Plenary Talk

Brian Granger (Cal Poly State University / IPython)

Open source tools for exploratory and reproducible computational physics

Computing, and thus software, is one of the foundations of modern physics research and education. It is used for simulation, data analysis, statistical modeling, symbolic manipulation, experimental control, etc. The software we use for these activities has a profound affect on human behavior, attitudes and thought patterns. In this talk I will describe open source software tools and development patterns that are having an impact, through their attributes, on the practice of computational physics research and education. Distributed version control systems, such as git, have attributes that enhance collaboration, reproducibility and open peer review.

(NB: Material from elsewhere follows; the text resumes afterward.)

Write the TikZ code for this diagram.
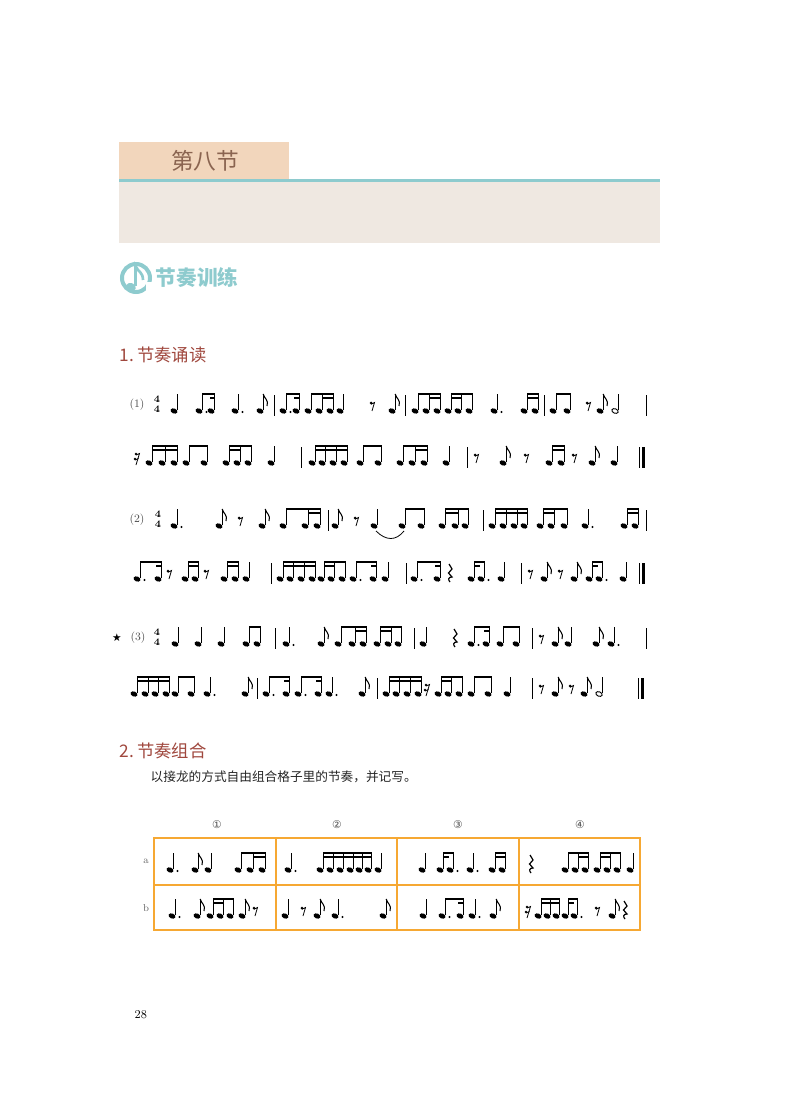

In the context of open source software, git/GitHub have enabled teams to scale their development activities efficiently in a way that encourages broad and open collaboration. Using the ecosystem of open source Python projects as an example, I will describe the best practices that have emerged for collaboration, peer review and testing. In particular, I will contrast these practices with those of traditional scientific research. IPython is an open source source interactive computing environment for Python and other languages. Its attributes encourage exploration, reproducibility and reuse. Its main application, the IPython Notebook, enables users to create documents that combine live code with narrative text, LaTeX equations, images, video. These notebook documents provide a complete, reproducible record of a computation that can be converted to various formats (HTML, LaTeX, slideshows, Markdown, etc.) and shared with others. IPython enables scientists to create computational narratives that can be used in a wide range of settings in a reproducible manner. To conclude I will give examples of researchers who have used these tools to conduct exploratory computational research and education in a manner that is open and reproducible.